There are very few medical interventions can you make without an IV, which generally takes about half the ambulance ride to get. I can't imagine trying to get a central line in the back of a bumpy ambulance going lights and sirens, screaming down the highway while trying to keep sterile.
You obviously haven't read any of the articles I referenced, because the evidence they were providing wasn't supporting having a doc jump on board and do stuff instead of the medic while en-route; it was bringing physician-level care TO THE FIELD, and stabilizing the patient IN THE FIELD prior to proceeding with transport to the ED.
Sure, you'll say oh we've already proven scoop 'n run is the better way to go - we have, with medics. But not when physician-level care can be provided in the field; we have VERY little data on that in the US. Try reading the articles first.
Crich? Those are so far and few between that I haven't seen one in 6 years of being a physician.
I dunno where you practice, but we see a few every MONTH, and no it's not simply because of extremely difficult intubations that even Anesthesia can't get; a lot of it is secondary to patients with contraindications to orotracheal intubation (severe oral/facial trauma, etc). I've DONE a few myself...

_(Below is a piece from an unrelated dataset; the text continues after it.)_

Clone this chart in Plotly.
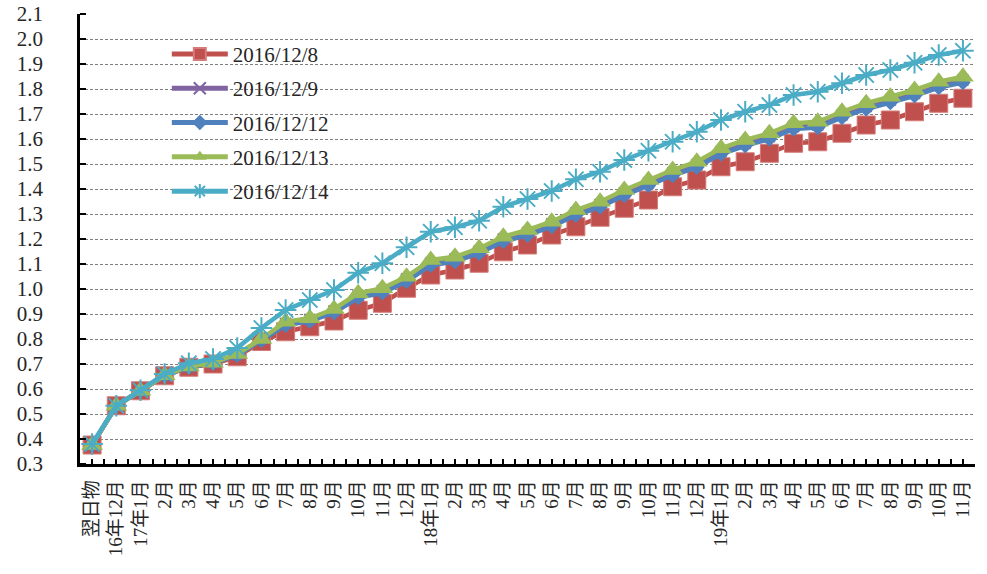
import plotly.graph_objects as go

categories = ["翌日物", "16年12月", "17年1月", "2月", "3月", "4月", "5月", "6月", "7月", "8月",
              "9月", "10月", "11月", "12月", "18年1月", "2月", "3月", "4月", "5月", "6月",
              "7月", "8月", "9月", "10月", "11月", "12月", "19年1月", "2月", "3月", "4月",
              "5月", "6月", "7月", "8月", "9月", "10月", "11月"]

s_1208 = [0.376, 0.533, 0.593, 0.653, 0.687, 0.700, 0.729, 0.790, 0.829, 0.849,
          0.872, 0.915, 0.943, 1.003, 1.056, 1.076, 1.103, 1.149, 1.176, 1.216,
          1.249, 1.287, 1.323, 1.356, 1.409, 1.436, 1.489, 1.509, 1.543, 1.583,
          1.589, 1.623, 1.656, 1.676, 1.709, 1.743, 1.763]
s_1209 = [0.376, 0.533, 0.593, 0.654, 0.688, 0.704, 0.737, 0.800, 0.862, 0.878,
          0.912, 0.973, 0.993, 1.040, 1.104, 1.120, 1.152, 1.200, 1.225, 1.260,
          1.305, 1.338, 1.384, 1.424, 1.464, 1.497, 1.550, 1.583, 1.610, 1.650,
          1.656, 1.696, 1.730, 1.756, 1.783, 1.816, 1.836]
s_1212 = [0.376, 0.533, 0.593, 0.654, 0.688, 0.703, 0.735, 0.795, 0.855, 0.872,
          0.905, 0.965, 0.985, 1.030, 1.095, 1.110, 1.143, 1.190, 1.215, 1.250,
          1.295, 1.328, 1.374, 1.414, 1.454, 1.487, 1.540, 1.573, 1.600, 1.640,
          1.646, 1.686, 1.720, 1.746, 1.773, 1.806, 1.826]
s_1213 = [0.376, 0.533, 0.593, 0.655, 0.690, 0.705, 0.740, 0.800, 0.869, 0.883,
          0.920, 0.983, 1.003, 1.049, 1.116, 1.129, 1.163, 1.209, 1.236, 1.269,
          1.316, 1.349, 1.396, 1.436, 1.476, 1.509, 1.563, 1.596, 1.623, 1.663,
          1.669, 1.709, 1.743, 1.769, 1.796, 1.829, 1.849]
s_1214 = [0.380, 0.533, 0.595, 0.660, 0.703, 0.720, 0.764, 0.844, 0.916, 0.956,
          0.996, 1.065, 1.103, 1.167, 1.229, 1.247, 1.273, 1.329, 1.360, 1.392,
          1.439, 1.469, 1.516, 1.553, 1.589, 1.629, 1.676, 1.709, 1.736, 1.776,
          1.789, 1.823, 1.856, 1.876, 1.905, 1.936, 1.953]

series_names = ["2016/12/8", "2016/12/9", "2016/12/12", "2016/12/13", "2016/12/14"]
series_values = [s_1208, s_1209, s_1212, s_1213, s_1214]

colors = ["#C0504D", "#8064A2", "#4F81BD", "#9BBB59", "#4BACC6"]
markers = [
    dict(symbol="square", size=18, line=dict(width=1, color="#D47C79")),
    dict(symbol="x-thin-open", size=11, line=dict(width=2, color="#8064A2")),
    dict(symbol="diamond", size=12, line=dict(width=0)),
    dict(symbol="triangle-up", size=19, line=dict(width=0)),
    dict(symbol="asterisk-open", size=18, line=dict(width=2, color="#4BACC6")),
]

xpos = list(range(len(categories)))

fig = go.Figure()
for name, vals, col, mk in zip(series_names, series_values, colors, markers):
    m = dict(mk)
    m["color"] = col
    fig.add_trace(go.Scatter(
        x=xpos, y=vals, name=name, mode="lines+markers",
        line=dict(color=col, width=4.5),
        marker=m, legendgroup=name,
    ))

font_main = "Liberation Serif, Noto Sans CJK SC, serif"

fig.update_layout(
    width=987, height=574,
    margin=dict(l=80, r=12, t=14, b=110, autoexpand=False),
    plot_bgcolor="white", paper_bgcolor="white",
    font=dict(family=font_main, size=18, color="#262626"),
    showlegend=True,
    legend=dict(
        x=0.097, y=0.956, xanchor="left", yanchor="top",
        bgcolor="rgba(0,0,0,0)", borderwidth=0,
        font=dict(family=font_main, size=21, color="#262626"),
        traceorder="grouped", tracegroupgap=4,
        itemwidth=56, itemsizing="constant",
    ),
    shapes=[dict(type="rect", xref="paper", yref="paper",
                 x0=0.028, x1=0.325, y0=0.585, y1=0.975,
                 fillcolor="white", line=dict(width=0), layer="between")],
)

fig.update_yaxes(
    range=[0.3, 2.1], tickmode="linear", tick0=0.3, dtick=0.1, tickformat=".1f",
    showline=True, linewidth=2.5, linecolor="black",
    ticks="outside", ticklen=30, tickwidth=1.5, tickcolor="rgba(0,0,0,0)",
    showgrid=True, gridcolor="#7f7f7f", gridwidth=1, griddash="3px,2px",
    zeroline=False, tickfont=dict(size=21), automargin=False,
    minor=dict(ticks="inside", ticklen=6, tickwidth=1.5, tickcolor="black",
               tickmode="linear", tick0=0.3, dtick=0.1, showgrid=False),
)
fig.update_xaxes(
    range=[-0.5, len(categories) - 0.5],
    tickmode="array", tickvals=xpos, ticktext=categories, tickangle=-90,
    showline=True, linewidth=2.5, linecolor="black",
    ticks="inside", ticklen=5, tickwidth=1.5, tickcolor="black",
    minor=dict(ticks="inside", ticklen=5, tickwidth=1.5, tickcolor="black",
               tickmode="linear", tick0=-0.5, dtick=1, showgrid=False),
    showgrid=False, zeroline=False, tickfont=dict(size=19), automargin=False,
    ticklabelstandoff=6,
)

fig.write_html("out.html", config={"displayModeBar": False},
               post_script="document.body.style.margin='0';")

You could cite another dozen of biased, flawed studies performed, written, and spun by fellow "trauma junkies" and I would still think your idea is stupid.
Hmmm...wow, you don't sound biased at all yourself. Makes your argument a heck of a lot stronger...

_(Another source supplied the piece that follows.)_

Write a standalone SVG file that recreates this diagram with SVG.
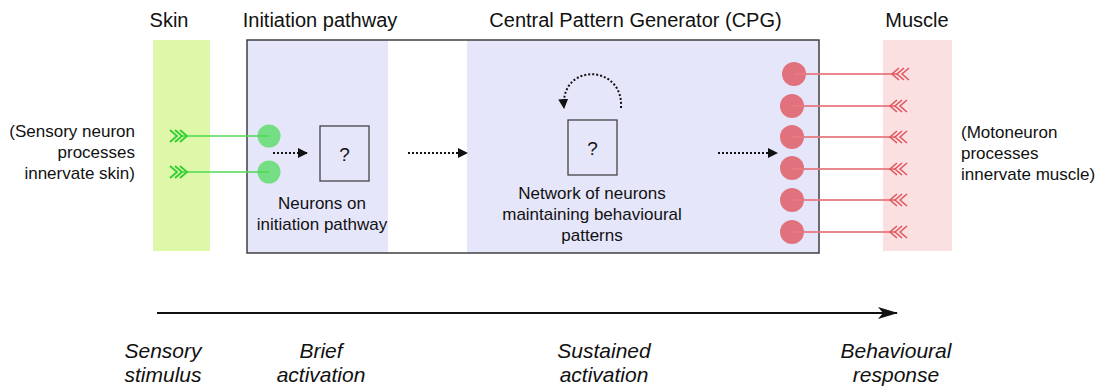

If you want to hang out with your paramedic homies that you are the medical director for, responding to calls when you can so you can understand their world better, I think that is cool.
That's a big part of it, but just watching when you can be helping is only 50% of the game.
If you want to specialize in helicopter medicine to transfer critical patients in suburban and rural areas and hospitals, I think I would buy the physician argument (which would in part, help solve the crappy medical care that currently exists in rural areas).
I'll buy that.
But to push for a standard of care where you are simply acting as an over-paid paramedic, riding around in a cool truck that will impress people is simply ******ed.
Where you got "standard of care" from, I don't know. And where you got so personally offended from me simply presenting literature and my perspective, to the point that you throw insults and insinuate this is because I wanna "impress" people...THAT'S ******ed. And as an Attending - who I'm assuming means you're older than me, and should be more mature - you should be ashamed. There should be NO problem with us exchanging perspectives, opinions, and looking at evidence objectively with a difference of opinion.
More importantly, just because YOU don't like something doesn't mean you should put it down as unimportant and trivial. You should respect your fellow EM colleagues, no matter how crazy (to you)their ideas are. And more importantly, as a professional physician, you should know better than to take a cheap shot at an article by simply calling it "biased" and "flawed." The more intelligent would either actually read the article, argue its merits and flaws on an intellectual & factual level (hence have a *meaningful* discussion), or opt to simply remain quiet. You chose neither. And that's shameful.